→ WHAT TO DO: Reproduce each line that includes the word "this".

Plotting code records
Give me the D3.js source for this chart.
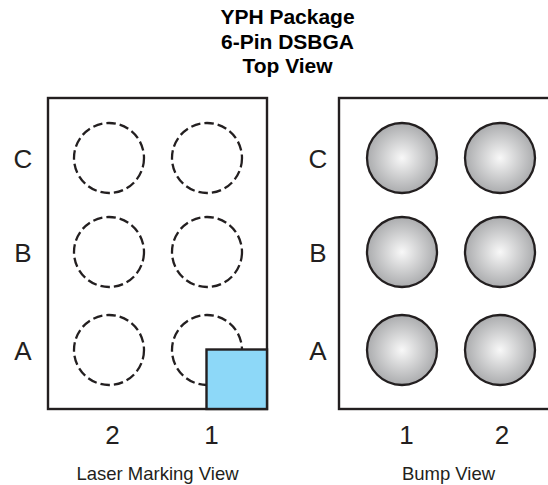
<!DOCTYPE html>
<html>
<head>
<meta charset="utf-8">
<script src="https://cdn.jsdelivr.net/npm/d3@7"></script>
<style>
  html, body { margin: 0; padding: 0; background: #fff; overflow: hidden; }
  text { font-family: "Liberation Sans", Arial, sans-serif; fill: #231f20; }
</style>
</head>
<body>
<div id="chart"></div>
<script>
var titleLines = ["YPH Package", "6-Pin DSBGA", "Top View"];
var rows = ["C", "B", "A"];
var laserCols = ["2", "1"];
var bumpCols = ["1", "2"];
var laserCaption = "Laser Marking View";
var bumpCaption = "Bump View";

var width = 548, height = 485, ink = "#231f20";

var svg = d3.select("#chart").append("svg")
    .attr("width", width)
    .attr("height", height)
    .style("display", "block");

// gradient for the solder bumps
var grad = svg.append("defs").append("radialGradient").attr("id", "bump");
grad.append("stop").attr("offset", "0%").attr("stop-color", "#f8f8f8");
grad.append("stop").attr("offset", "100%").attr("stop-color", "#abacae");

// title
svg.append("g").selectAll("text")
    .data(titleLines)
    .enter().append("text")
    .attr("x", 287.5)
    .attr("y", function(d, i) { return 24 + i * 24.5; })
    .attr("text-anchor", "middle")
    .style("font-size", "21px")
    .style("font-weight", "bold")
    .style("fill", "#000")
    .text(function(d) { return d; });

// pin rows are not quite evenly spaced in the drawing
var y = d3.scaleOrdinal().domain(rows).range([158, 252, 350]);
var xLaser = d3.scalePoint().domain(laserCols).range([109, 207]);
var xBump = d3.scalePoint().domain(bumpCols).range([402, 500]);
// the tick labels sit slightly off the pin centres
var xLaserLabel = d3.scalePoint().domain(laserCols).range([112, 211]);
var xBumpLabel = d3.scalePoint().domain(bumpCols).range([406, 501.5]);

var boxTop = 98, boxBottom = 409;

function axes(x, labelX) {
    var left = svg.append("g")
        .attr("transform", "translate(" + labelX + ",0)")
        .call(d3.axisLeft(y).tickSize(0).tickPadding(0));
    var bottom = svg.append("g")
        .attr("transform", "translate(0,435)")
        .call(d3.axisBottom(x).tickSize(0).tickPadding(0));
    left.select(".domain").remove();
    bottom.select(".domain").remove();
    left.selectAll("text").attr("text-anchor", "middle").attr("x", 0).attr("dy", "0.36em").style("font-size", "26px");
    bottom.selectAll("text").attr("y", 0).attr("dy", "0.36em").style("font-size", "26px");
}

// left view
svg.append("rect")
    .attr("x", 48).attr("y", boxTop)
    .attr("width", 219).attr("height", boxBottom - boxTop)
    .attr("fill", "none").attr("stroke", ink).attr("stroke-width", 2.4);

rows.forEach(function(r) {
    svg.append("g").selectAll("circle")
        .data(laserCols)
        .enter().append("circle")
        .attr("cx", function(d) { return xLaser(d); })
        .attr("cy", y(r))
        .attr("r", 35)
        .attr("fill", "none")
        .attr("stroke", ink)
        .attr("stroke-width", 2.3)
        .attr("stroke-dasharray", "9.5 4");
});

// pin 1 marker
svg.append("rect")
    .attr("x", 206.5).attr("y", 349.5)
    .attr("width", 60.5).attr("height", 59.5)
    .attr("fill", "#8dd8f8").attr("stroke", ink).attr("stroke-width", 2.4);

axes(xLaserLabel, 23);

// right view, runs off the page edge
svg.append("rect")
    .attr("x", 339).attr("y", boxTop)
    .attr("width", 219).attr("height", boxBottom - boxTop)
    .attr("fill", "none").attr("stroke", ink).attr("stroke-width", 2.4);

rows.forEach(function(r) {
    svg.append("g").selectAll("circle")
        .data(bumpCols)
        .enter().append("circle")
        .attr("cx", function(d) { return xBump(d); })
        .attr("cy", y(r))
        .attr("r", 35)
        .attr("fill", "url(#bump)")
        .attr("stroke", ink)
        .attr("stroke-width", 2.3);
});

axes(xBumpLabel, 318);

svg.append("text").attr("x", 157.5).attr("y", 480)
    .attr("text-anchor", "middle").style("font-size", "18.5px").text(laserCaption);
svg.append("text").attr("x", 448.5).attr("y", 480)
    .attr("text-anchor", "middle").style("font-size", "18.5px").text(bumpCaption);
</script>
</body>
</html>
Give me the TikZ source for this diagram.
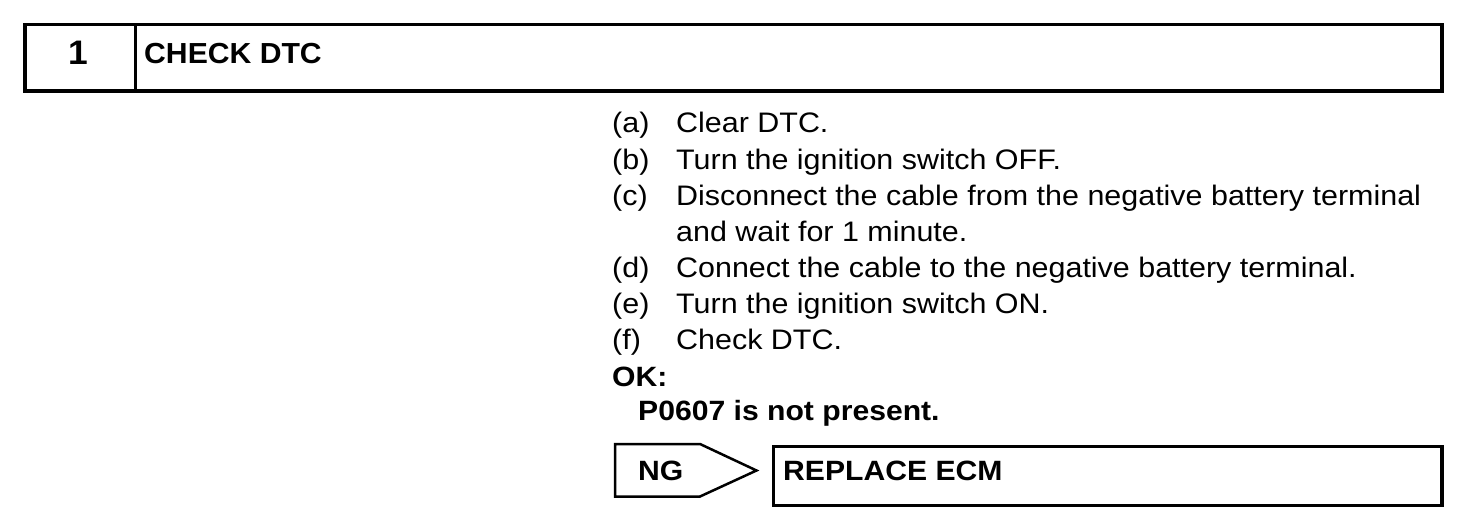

→ PROBLEM SOLUTION:
Give me the D3.js source for this chart.
Give me the TikZ source for this diagram.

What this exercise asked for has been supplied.